Insights from the UK and beyond
Smashing up BAA – an improvement for passengers?
When the government established the British Airports Authority in 1965, its aim was to make airports more flexible and profitable. Profitable they may have been but flexibility is not something that Britain’s larger airports are renowned for.
The list of complaints about BAA is a long one, both from airlines and passengers. Airlines says the charges levied are excessive. Travellers say airport terminals are overcrowded, delays are all too frequent and increased bureaucracy has prevailed since the tightening of baggage restrictions in August 2006.
Some commentators say competition will do wonders for airports which might get run for the benefit of airlines and passengers rather than the operating company, which sometimes has been criticised as being more interested in making money from its airport shops than in giving travellers a speedy journey through its terminals.
“BAA is one of Britain’s most arrogant, complacent and customer-unfriendly businesses. It’s a showcase for the disbenefits of immunity from competition,” Jeff Randall writes in the Daily Telegraph. “BAA handles more than 90 percent of all airport traffic in the South East, yet treats those who pay its wages – airline passengers – as a nuisance. As long as it enjoys such monopoly power, we can look forward only to more of the same.”
But others argue that with BAA’s more than 40 years of experience and the company’s investment in the UK’s airports, a break-up could cause even more problems, and crucially, might not help sort out one of the key issues for transport policy – airport capacity. Heathrow, for example, is so close to bursting point that even small disruptions can lead to big delays.
Even British Airways, which has experienced its fair share of problems at BAA-owned airports, pointed out after the release of the Competition Comission’s report that the “ownership structure is secondary and that the focus should be on tougher regulation to help create more capacity.

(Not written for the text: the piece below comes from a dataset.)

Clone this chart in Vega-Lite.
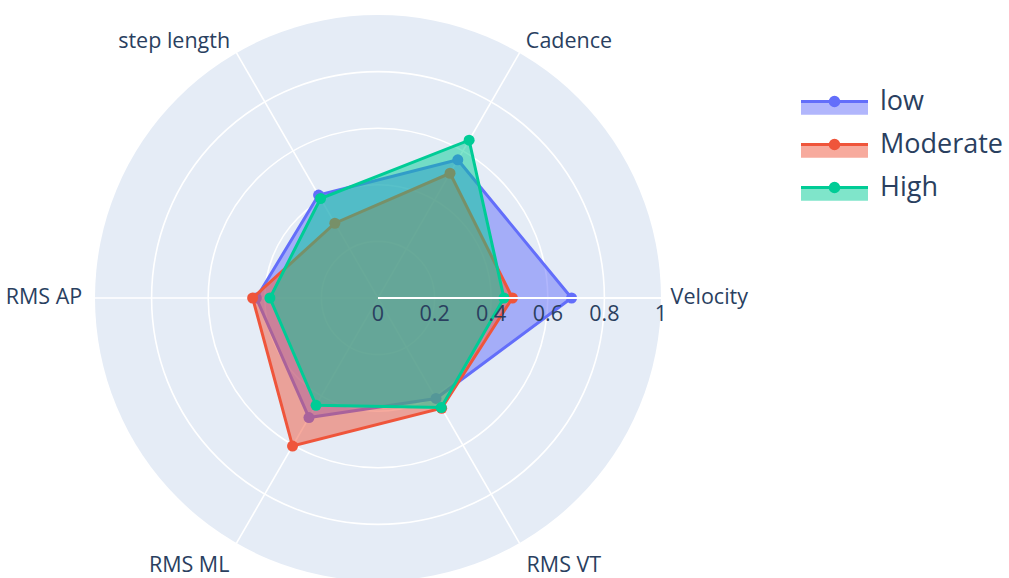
{
"$schema": "https://vega.github.io/schema/vega-lite/v6.json",
"width": 1009, "height": 578, "autosize": {"type": "none"}, "padding": 0,
"background": "white",
"config": {"view": {"stroke": null}, "font": "Open Sans"},
"datasets": {
 "series": [
  {"level": "low", "axis": "Velocity", "idx": 0, "value": 0.684},
  {"level": "low", "axis": "Cadence", "idx": 1, "value": 0.564},
  {"level": "low", "axis": "step length", "idx": 2, "value": 0.42},
  {"level": "low", "axis": "RMS AP", "idx": 3, "value": 0.43},
  {"level": "low", "axis": "RMS ML", "idx": 4, "value": 0.488},
  {"level": "low", "axis": "RMS VT", "idx": 5, "value": 0.41},
  {"level": "Moderate", "axis": "Velocity", "idx": 0, "value": 0.475},
  {"level": "Moderate", "axis": "Cadence", "idx": 1, "value": 0.509},
  {"level": "Moderate", "axis": "step length", "idx": 2, "value": 0.305},
  {"level": "Moderate", "axis": "RMS AP", "idx": 3, "value": 0.443},
  {"level": "Moderate", "axis": "RMS ML", "idx": 4, "value": 0.604},
  {"level": "Moderate", "axis": "RMS VT", "idx": 5, "value": 0.45},
  {"level": "High", "axis": "Velocity", "idx": 0, "value": 0.445},
  {"level": "High", "axis": "Cadence", "idx": 1, "value": 0.644},
  {"level": "High", "axis": "step length", "idx": 2, "value": 0.406},
  {"level": "High", "axis": "RMS AP", "idx": 3, "value": 0.382},
  {"level": "High", "axis": "RMS ML", "idx": 4, "value": 0.438},
  {"level": "High", "axis": "RMS VT", "idx": 5, "value": 0.447}
 ],
 "axes": [
  {"axis": "Velocity", "idx": 0}, {"axis": "Cadence", "idx": 1}, {"axis": "step length", "idx": 2},
  {"axis": "RMS AP", "idx": 3}, {"axis": "RMS ML", "idx": 4}, {"axis": "RMS VT", "idx": 5}
 ],
 "rings": [{"r": 0.2}, {"r": 0.4}, {"r": 0.6}, {"r": 0.8}],
 "disk": [{"r": 1}],
 "ticks": [{"t": 0}, {"t": 0.2}, {"t": 0.4}, {"t": 0.6}, {"t": 0.8}, {"t": 1}]
},
"layer": [
 {"data": {"name": "disk"},
  "mark": {"type": "point", "shape": "circle", "filled": true, "fill": "#E5ECF6", "opacity": 1, "strokeWidth": 0},
  "encoding": {
   "x": {"datum": 0, "type": "quantitative", "scale": {"domain": [-1.3357, 2.2297], "nice": false, "zero": false}, "axis": null},
   "y": {"datum": 0, "type": "quantitative", "scale": {"domain": [-0.9894, 1.053], "nice": false, "zero": false}, "axis": null},
   "size": {"field": "r", "type": "quantitative", "scale": {"type": "pow", "exponent": 2, "domain": [0, 1], "range": [0, 320356]}, "legend": null}
  }},
 {"data": {"name": "rings"},
  "mark": {"type": "point", "shape": "circle", "filled": false, "stroke": "white", "strokeWidth": 1.6, "opacity": 1},
  "encoding": {
   "x": {"datum": 0, "type": "quantitative", "scale": {"domain": [-1.3357, 2.2297], "nice": false, "zero": false}, "axis": null},
   "y": {"datum": 0, "type": "quantitative", "scale": {"domain": [-0.9894, 1.053], "nice": false, "zero": false}, "axis": null},
   "size": {"field": "r", "type": "quantitative", "scale": {"type": "pow", "exponent": 2, "domain": [0, 1], "range": [0, 320356]}, "legend": null}
  }},
 {"data": {"name": "axes"},
  "transform": [{"calculate": "cos(datum.idx*PI/3)", "as": "ex"}, {"calculate": "sin(datum.idx*PI/3)", "as": "ey"}],
  "mark": {"type": "rule", "stroke": "white", "strokeWidth": 1.6},
  "encoding": {
   "x": {"field": "ex", "type": "quantitative", "scale": {"domain": [-1.3357, 2.2297], "nice": false, "zero": false}, "axis": null},
   "y": {"field": "ey", "type": "quantitative", "scale": {"domain": [-0.9894, 1.053], "nice": false, "zero": false}, "axis": null},
   "x2": {"datum": 0}, "y2": {"datum": 0}
  }},
 {"data": {"name": "axes"},
  "transform": [{"filter": "datum.idx <= 1"}, {"calculate": "datum.idx == 0 ? 1.034 : 1.045", "as": "lr"}, {"calculate": "datum.lr*cos(datum.idx*PI/3)", "as": "lx"}, {"calculate": "datum.lr*sin(datum.idx*PI/3)", "as": "ly"}],
  "mark": {"type": "text", "align": "left", "baseline": "middle", "fontSize": 21.5, "color": "#2a3f5f", "font": "Open Sans"},
  "encoding": {
   "x": {"field": "lx", "type": "quantitative", "scale": {"domain": [-1.3357, 2.2297], "nice": false, "zero": false}, "axis": null},
   "y": {"field": "ly", "type": "quantitative", "scale": {"domain": [-0.9894, 1.053], "nice": false, "zero": false}, "axis": null},
   "text": {"field": "axis", "type": "nominal"}
  }},
 {"data": {"name": "axes"},
  "transform": [{"filter": "datum.idx == 2 || datum.idx == 3"}, {"calculate": "1.045*cos(datum.idx*PI/3)", "as": "lx"}, {"calculate": "1.045*sin(datum.idx*PI/3)", "as": "ly"}],
  "mark": {"type": "text", "align": "right", "baseline": "middle", "fontSize": 21.5, "color": "#2a3f5f", "font": "Open Sans"},
  "encoding": {
   "x": {"field": "lx", "type": "quantitative", "scale": {"domain": [-1.3357, 2.2297], "nice": false, "zero": false}, "axis": null},
   "y": {"field": "ly", "type": "quantitative", "scale": {"domain": [-0.9894, 1.053], "nice": false, "zero": false}, "axis": null},
   "text": {"field": "axis", "type": "nominal"}
  }},
 {"data": {"name": "axes"},
  "transform": [{"filter": "datum.idx == 4"}, {"calculate": "1.05*cos(datum.idx*PI/3)", "as": "lx"}, {"calculate": "1.05*sin(datum.idx*PI/3)", "as": "ly"}],
  "mark": {"type": "text", "align": "right", "baseline": "top", "fontSize": 21.5, "color": "#2a3f5f", "font": "Open Sans"},
  "encoding": {
   "x": {"field": "lx", "type": "quantitative", "scale": {"domain": [-1.3357, 2.2297], "nice": false, "zero": false}, "axis": null},
   "y": {"field": "ly", "type": "quantitative", "scale": {"domain": [-0.9894, 1.053], "nice": false, "zero": false}, "axis": null},
   "text": {"field": "axis", "type": "nominal"}
  }},
 {"data": {"name": "axes"},
  "transform": [{"filter": "datum.idx == 5"}, {"calculate": "1.05*cos(datum.idx*PI/3)", "as": "lx"}, {"calculate": "1.05*sin(datum.idx*PI/3)", "as": "ly"}],
  "mark": {"type": "text", "align": "left", "baseline": "top", "fontSize": 21.5, "color": "#2a3f5f", "font": "Open Sans"},
  "encoding": {
   "x": {"field": "lx", "type": "quantitative", "scale": {"domain": [-1.3357, 2.2297], "nice": false, "zero": false}, "axis": null},
   "y": {"field": "ly", "type": "quantitative", "scale": {"domain": [-0.9894, 1.053], "nice": false, "zero": false}, "axis": null},
   "text": {"field": "axis", "type": "nominal"}
  }},
 {"data": {"name": "series"},
  "transform": [{"filter": "datum.level == 'low'"}, {"calculate": "datum.value*cos(datum.idx*PI/3)", "as": "px"}, {"calculate": "datum.value*sin(datum.idx*PI/3)", "as": "py"}],
  "mark": {"type": "line", "interpolate": "linear-closed", "strokeWidth": 3},
  "encoding": {
   "x": {"field": "px", "type": "quantitative", "scale": {"domain": [-1.3357, 2.2297], "nice": false, "zero": false}, "axis": null},
   "y": {"field": "py", "type": "quantitative", "scale": {"domain": [-0.9894, 1.053], "nice": false, "zero": false}, "axis": null},
   "order": {"field": "idx", "type": "quantitative"},
   "fill": {"field": "level", "type": "nominal", "scale": {"domain": ["low", "Moderate", "High"], "range": ["rgba(99,110,250,0.5)", "rgba(239,85,59,0.5)", "rgba(0,204,150,0.5)"]},
     "legend": {"title": null, "orient": "none", "legendX": 818, "legendY": 85, "direction": "vertical", "symbolType": "M-2.233,0H2.233V0.887H-2.233Z", "symbolSize": 900, "symbolStrokeColor": "transparent", "symbolStrokeWidth": 3, "labelFontSize": 27, "labelColor": "#2a3f5f", "labelFont": "Open Sans", "labelOffset": 29, "labelExpr": "''", "rowPadding": 7, "padding": 0}},
   "stroke": {"field": "level", "type": "nominal", "sort": ["low", "Moderate", "High"], "scale": {"range": ["#636EFA", "#EF553B", "#00CC96"]},
     "legend": {"title": null, "orient": "none", "legendX": 818, "legendY": 85, "direction": "vertical", "symbolType": "M-2.233,0.887M-2.233,0H2.233M0.287,0A0.287,0.287,0,1,1,-0.287,0A0.287,0.287,0,1,1,0.287,0M0.1,0A0.1,0.1,0,1,1,-0.1,0A0.1,0.1,0,1,1,0.1,0", "symbolSize": 900, "symbolStrokeWidth": 3, "symbolOpacity": 1, "labelFontSize": 27, "labelColor": "#2a3f5f", "labelFont": "Open Sans", "labelOffset": 29, "rowPadding": 7, "padding": 0}}
  }},
 {"data": {"name": "series"},
  "transform": [{"filter": "datum.level == 'low'"}, {"calculate": "datum.value*cos(datum.idx*PI/3)", "as": "px"}, {"calculate": "datum.value*sin(datum.idx*PI/3)", "as": "py"}],
  "mark": {"type": "point", "shape": "circle", "filled": true, "opacity": 1, "size": 121, "strokeWidth": 0},
  "encoding": {
   "x": {"field": "px", "type": "quantitative", "scale": {"domain": [-1.3357, 2.2297], "nice": false, "zero": false}, "axis": null},
   "y": {"field": "py", "type": "quantitative", "scale": {"domain": [-0.9894, 1.053], "nice": false, "zero": false}, "axis": null},
   "color": {"field": "level", "type": "nominal", "scale": {"domain": ["low", "Moderate", "High"], "range": ["#636EFA", "#EF553B", "#00CC96"]}, "legend": null}
  }},
 {"data": {"name": "series"},
  "transform": [{"filter": "datum.level == 'Moderate'"}, {"calculate": "datum.value*cos(datum.idx*PI/3)", "as": "px"}, {"calculate": "datum.value*sin(datum.idx*PI/3)", "as": "py"}],
  "mark": {"type": "line", "interpolate": "linear-closed", "strokeWidth": 3},
  "encoding": {
   "x": {"field": "px", "type": "quantitative", "scale": {"domain": [-1.3357, 2.2297], "nice": false, "zero": false}, "axis": null},
   "y": {"field": "py", "type": "quantitative", "scale": {"domain": [-0.9894, 1.053], "nice": false, "zero": false}, "axis": null},
   "order": {"field": "idx", "type": "quantitative"},
   "fill": {"field": "level", "type": "nominal", "scale": {"domain": ["low", "Moderate", "High"], "range": ["rgba(99,110,250,0.5)", "rgba(239,85,59,0.5)", "rgba(0,204,150,0.5)"]}},
   "stroke": {"field": "level", "type": "nominal", "sort": ["low", "Moderate", "High"], "scale": {"range": ["#636EFA", "#EF553B", "#00CC96"]}}
  }},
 {"data": {"name": "series"},
  "transform": [{"filter": "datum.level == 'Moderate'"}, {"calculate": "datum.value*cos(datum.idx*PI/3)", "as": "px"}, {"calculate": "datum.value*sin(datum.idx*PI/3)", "as": "py"}],
  "mark": {"type": "point", "shape": "circle", "filled": true, "opacity": 1, "size": 121, "strokeWidth": 0},
  "encoding": {
   "x": {"field": "px", "type": "quantitative", "scale": {"domain": [-1.3357, 2.2297], "nice": false, "zero": false}, "axis": null},
   "y": {"field": "py", "type": "quantitative", "scale": {"domain": [-0.9894, 1.053], "nice": false, "zero": false}, "axis": null},
   "color": {"field": "level", "type": "nominal", "scale": {"domain": ["low", "Moderate", "High"], "range": ["#636EFA", "#EF553B", "#00CC96"]}, "legend": null}
  }},
 {"data": {"name": "series"},
  "transform": [{"filter": "datum.level == 'High'"}, {"calculate": "datum.value*cos(datum.idx*PI/3)", "as": "px"}, {"calculate": "datum.value*sin(datum.idx*PI/3)", "as": "py"}],
  "mark": {"type": "line", "interpolate": "linear-closed", "strokeWidth": 3},
  "encoding": {
   "x": {"field": "px", "type": "quantitative", "scale": {"domain": [-1.3357, 2.2297], "nice": false, "zero": false}, "axis": null},
   "y": {"field": "py", "type": "quantitative", "scale": {"domain": [-0.9894, 1.053], "nice": false, "zero": false}, "axis": null},
   "order": {"field": "idx", "type": "quantitative"},
   "fill": {"field": "level", "type": "nominal", "scale": {"domain": ["low", "Moderate", "High"], "range": ["rgba(99,110,250,0.5)", "rgba(239,85,59,0.5)", "rgba(0,204,150,0.5)"]}},
   "stroke": {"field": "level", "type": "nominal", "sort": ["low", "Moderate", "High"], "scale": {"range": ["#636EFA", "#EF553B", "#00CC96"]}}
  }},
 {"data": {"name": "series"},
  "transform": [{"filter": "datum.level == 'High'"}, {"calculate": "datum.value*cos(datum.idx*PI/3)", "as": "px"}, {"calculate": "datum.value*sin(datum.idx*PI/3)", "as": "py"}],
  "mark": {"type": "point", "shape": "circle", "filled": true, "opacity": 1, "size": 121, "strokeWidth": 0},
  "encoding": {
   "x": {"field": "px", "type": "quantitative", "scale": {"domain": [-1.3357, 2.2297], "nice": false, "zero": false}, "axis": null},
   "y": {"field": "py", "type": "quantitative", "scale": {"domain": [-0.9894, 1.053], "nice": false, "zero": false}, "axis": null},
   "color": {"field": "level", "type": "nominal", "scale": {"domain": ["low", "Moderate", "High"], "range": ["#636EFA", "#EF553B", "#00CC96"]}, "legend": null}
  }},
 {"data": {"name": "disk"},
  "mark": {"type": "rule", "stroke": "white", "strokeWidth": 1.8},
  "encoding": {
   "x": {"field": "r", "type": "quantitative", "scale": {"domain": [-1.3357, 2.2297], "nice": false, "zero": false}, "axis": null},
   "x2": {"datum": 0},
   "y": {"datum": 0, "type": "quantitative", "scale": {"domain": [-0.9894, 1.053], "nice": false, "zero": false}, "axis": null}
  }},
 {"data": {"name": "ticks"},
  "mark": {"type": "text", "align": "center", "baseline": "middle", "dy": 17, "fontSize": 21.5, "color": "#2a3f5f", "font": "Open Sans"},
  "encoding": {
   "x": {"field": "t", "type": "quantitative", "scale": {"domain": [-1.3357, 2.2297], "nice": false, "zero": false}, "axis": null},
   "y": {"datum": 0, "type": "quantitative", "scale": {"domain": [-0.9894, 1.053], "nice": false, "zero": false}, "axis": null},
   "text": {"field": "t", "type": "quantitative", "format": "~g"}
  }}
]
}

Five years ago, the government published a 30-year air transport policy document. It was born following an exhaustive consultation process, which was open to every person in the country. An impressive 500,000 people from all over Britain participated, a reflection on what a crucial part airports play in people’s journeys.
The policy document recognised that new capacity remains the key issue facing Britain’s airports. It recommended that two new runways should be built in the south-east – one at Stansted and one at Heathrow, provided robust environmental conditions could be met.
Do you think the breakup of BAA’s airport empire will help improve things for passengers? Or is a complete rethink needed on how airports are run?